Hamlet’s grief over his father’s gruesome death and his eventual meeting with Old Hamlet’s ghost comprises only one of four important father-son relationships in the play--all of which relate to death and dying in some respect. The others include Polonius and Laertes, Old Fortinbras and Young Fortinbras, and Uncle Claudius as surrogate parent to the young Hamlet while his absentee father was away from home smiting “the sledded Polacks on the ice” (1.1.63). Perhaps some of this emphasis upon fathers and sons is indebted to the fact that Shakespeare’s own son, Hamnet, died in 1596 at the age of eleven— approximately four years before Shakespeare wrote this play. Though the names of Hamnet and Judith, Shakespeare’s twins, seem to have been fashioned after those of his neighbors, Hamnet and Judith Sadler, and although the title of the play certainly owes some debt to the principal character Amlethus in the source material, Saxo Grammaticus’ Historia Danica, the parallel between the name of Shakespeare’s hero and that of his own recently deceased son is too tempting to ignore. One possible hypothesis is that Shakespeare, while mourning his son’s death, wrote a play that helped expiate his grief through an exploration of the relationships between four different sets of fathers and sons. Adding to the intrigue is the persistent rumor that Shakespeare the actor may have played the part of the Ghost in early productions of the play, which might explain why this morbid character has such an expansive dramatic role.
One final theme which helps us understand the many references to death and dying in Hamlet is the script’s emphasis upon the art of acting. Viewed within this metatheatrical context, Shakespeare’s play offers an intriguing range of “dramatic” life-or-death situations. Although the play-within-the-play is the most blatant of these devices, Shakespeare encourages us to interpret a number of other situations in his script in the same morbid fashion: Hamlet, for example, feigns madness in his attempt to learn the truth about his father’s murder; Claudius pretends to be innocent of the crime in order to save his life; Polonius falsely impersonates a devoted father and public servant and ends up being killed for his duplicity; and Rosencrantz and Guildenstern counterfeit as sincere friends, which leads to their bloody executions. One result of such an emphasis upon the artifice of the play is that we as spectators are invited to consider the extent to which our own lives are self-consciously theatrical. What is the crucial difference, Shakespeare seems to be asking, between the stage world and the real world? Between illusion and reality? If “all the world’s a stage,” as the well-known theatrum mundi commonplace suggests, how much of our own behavior, like Hamlet’s, is spent dissembling the truth in order to discover the truth? And how often do we become “actors” to preserve our lives?

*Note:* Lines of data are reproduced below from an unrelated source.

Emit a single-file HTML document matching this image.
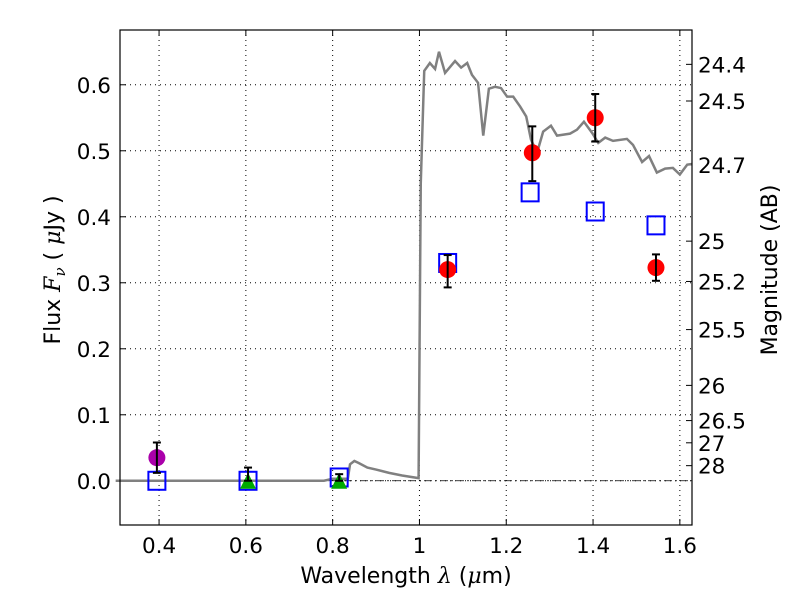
<!DOCTYPE html>
<html><head><meta charset="utf-8"><style>
body{margin:0;background:#fff}
svg{display:block;font-family:"DejaVu Sans","Liberation Sans",sans-serif}
</style></head><body>
<svg id="chart" width="800" height="600" viewBox="0 0 800 600"></svg>
<script>
const specWave=[0.30,0.78,0.80,0.835,0.84,0.85,0.86,0.88,0.90,0.93,0.96,0.998,1.003,1.011,1.024,1.036,1.045,1.059,1.082,1.096,1.110,1.121,1.135,1.147,1.160,1.174,1.188,1.202,1.216,1.232,1.246,1.257,1.271,1.285,1.303,1.317,1.347,1.363,1.379,1.398,1.412,1.428,1.446,1.478,1.492,1.513,1.529,1.547,1.566,1.584,1.600,1.617,1.628];
const specFlux=[0,0,0.003,0.003,0.025,0.03,0.027,0.02,0.017,0.012,0.008,0.004,0.45,0.621,0.633,0.624,0.65,0.618,0.636,0.626,0.633,0.615,0.603,0.523,0.594,0.597,0.595,0.582,0.582,0.567,0.552,0.517,0.497,0.529,0.538,0.523,0.526,0.532,0.544,0.527,0.512,0.520,0.515,0.518,0.509,0.483,0.492,0.467,0.473,0.474,0.464,0.479,0.48];
const modelWave=[0.395,0.605,0.815,1.065,1.255,1.405,1.545];
const modelFlux=[0,0,0.005,0.33,0.437,0.408,0.387];
const redWave=[1.065,1.26,1.405,1.545];
const redFlux=[0.32,0.497,0.55,0.323];
const redErrLo=[0.027,0.043,0.036,0.02];
const redErrHi=[0.022,0.04,0.036,0.02];
const purpleWave=[0.395];
const purpleFlux=[0.035];
const purpleErrLo=[0.023];
const purpleErrHi=[0.023];
const greenWave=[0.605,0.815];
const greenFlux=[0,0];
const greenErrHi=[0.02,0.01];
const xTicks=[0.4,0.6,0.8,1.0,1.2,1.4,1.6];
const xTickLabels=["0.4","0.6","0.8","1","1.2","1.4","1.6"];
const yTicks=[0,0.1,0.2,0.3,0.4,0.5,0.6];
const yTickLabels=["0.0","0.1","0.2","0.3","0.4","0.5","0.6"];
const magTicks=[24.4,24.5,24.7,25,25.2,25.5,26,26.5,27,28];

const L=120,R=692,T=30,B=525,X0=0.31,X1=1.628,Y0=-0.067,Y1=0.683;
const sx=v=>L+(v-X0)/(X1-X0)*(R-L);
const sy=v=>B-(v-Y0)/(Y1-Y0)*(B-T);
const svg=document.getElementById('chart');
const NS='http://www.w3.org/2000/svg';
function mk(tag,attrs,parent){const e=document.createElementNS(NS,tag);for(const k in attrs)e.setAttribute(k,attrs[k]);(parent||svg).appendChild(e);return e;}

xTicks.forEach((t,i)=>{
 const g=mk('line',{x1:sx(t),x2:sx(t),y1:T,y2:B,stroke:'#000','stroke-width':1,'stroke-dasharray':'1,4'});
 
 mk('line',{x1:sx(t),x2:sx(t),y1:B,y2:B-6,stroke:'#000'});mk('line',{x1:sx(t),x2:sx(t),y1:T,y2:T+6,stroke:'#000'});
 const tx=mk('text',{x:sx(t),y:B+28,'font-size':21.5,'text-anchor':'middle'});tx.textContent=xTickLabels[i];
 
});
yTicks.forEach((t,i)=>{
 const g=mk('line',{x1:L,x2:R,y1:sy(t),y2:sy(t),stroke:'#000','stroke-width':1,'stroke-dasharray':'1,4'});
 
 mk('line',{x1:L,x2:L+6,y1:sy(t),y2:sy(t),stroke:'#000'});
 const tx=mk('text',{x:L-9,y:sy(t)+8,'font-size':21.5,'text-anchor':'end'});tx.textContent=yTickLabels[i];
 
});
magTicks.forEach(m=>{
 const f=Math.pow(10,(23.9-m)/2.5);const y=sy(f);
 mk('line',{x1:R,x2:R-6,y1:y,y2:y,stroke:'#000'});
 const tx=mk('text',{x:R+6,y:y+8,'font-size':21.5});tx.textContent=String(m);
 
});
const z=mk('line',{x1:L,x2:R,y1:sy(0),y2:sy(0),stroke:'#000','stroke-width':0.8,'stroke-dasharray':'8,3,2,3'});

const sp=mk('polyline',{points:specWave.map((w,i)=>sx(w)+','+sy(specFlux[i])).join(' '),fill:'none',stroke:'#808080','stroke-width':2.5});

modelWave.forEach((w,i)=>{
 const r=mk('rect',{x:sx(w)-8.5,y:sy(modelFlux[i])-9,width:17,height:18,fill:'none',stroke:'#0000ff','stroke-width':2});
 
});
function err(x,lo,hi){mk('line',{x1:x,x2:x,y1:sy(lo),y2:sy(hi),stroke:'#000','stroke-width':2});
 [lo,hi].forEach(v=>mk('line',{x1:x-4,x2:x+4,y1:sy(v),y2:sy(v),stroke:'#000','stroke-width':2}));}
greenWave.forEach((w,i)=>{
 const x=sx(w),y=sy(greenFlux[i]);
 const p=mk('polygon',{points:`${x},${y-8} ${x-8},${y+8} ${x+8},${y+8}`,fill:'#00aa00'});
 
 err(x,greenFlux[i],greenFlux[i]+greenErrHi[i]);
});
purpleWave.forEach((w,i)=>{
 const c=mk('circle',{cx:sx(w),cy:sy(purpleFlux[i]),r:8.5,fill:'#aa00aa'});
 
 err(sx(w),purpleFlux[i]-purpleErrLo[i],purpleFlux[i]+purpleErrHi[i]);
});
redWave.forEach((w,i)=>{
 const c=mk('circle',{cx:sx(w),cy:sy(redFlux[i]),r:8.5,fill:'#ff0000'});
 
 err(sx(w),redFlux[i]-redErrLo[i],redFlux[i]+redErrHi[i]);
});
const fr=mk('rect',{x:L,y:T,width:R-L,height:B-T,fill:'none',stroke:'#000','stroke-width':1.2});

</script>
<svg style="position:absolute;left:0;top:0" width="800" height="600">
<text x="406" y="583" font-size="22" text-anchor="middle" font-family="DejaVu Sans, sans-serif">Wavelength  <tspan font-style="italic" font-family="DejaVu Serif, serif">λ</tspan> (<tspan font-style="italic" font-family="DejaVu Serif, serif">μ</tspan>m)</text>
<text transform="translate(60,270) rotate(-90)" font-size="22" text-anchor="middle" font-family="DejaVu Sans, sans-serif">Flux  <tspan font-style="italic" font-family="DejaVu Serif, serif">F</tspan><tspan font-style="italic" font-size="15" dy="5" font-family="DejaVu Serif, serif">ν</tspan><tspan dy="-5">  ( </tspan><tspan font-style="italic" font-family="DejaVu Serif, serif">μ</tspan>Jy )</text>
<text transform="translate(777,270) rotate(-90)" font-size="22" text-anchor="middle" font-family="DejaVu Sans, sans-serif">Magnitude (AB)</text>
</svg>
</body></html>
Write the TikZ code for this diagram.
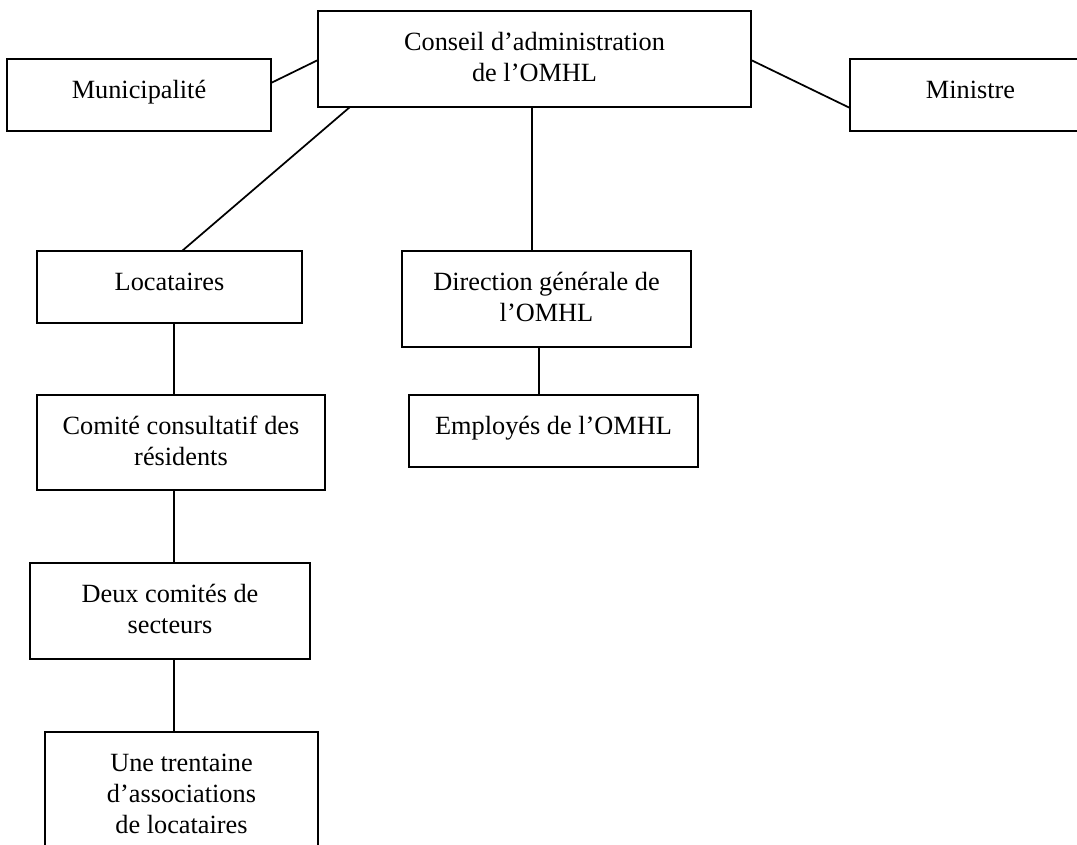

All these central themes relating to death and dying are woven through the fabric of Shakespeare’s play like a profusion of multicolored threads in a beautiful Renaissance tapestry. Which of these images will stand out most vividly in director Howard Jensen’s 1997 production of the script? Which will allow us to see with clarity “the skull beneath the skin” of our own mortality. As Hamlet might say, “the play’s the thing” which will help us, no matter what century we inhabit, in learning how to die well.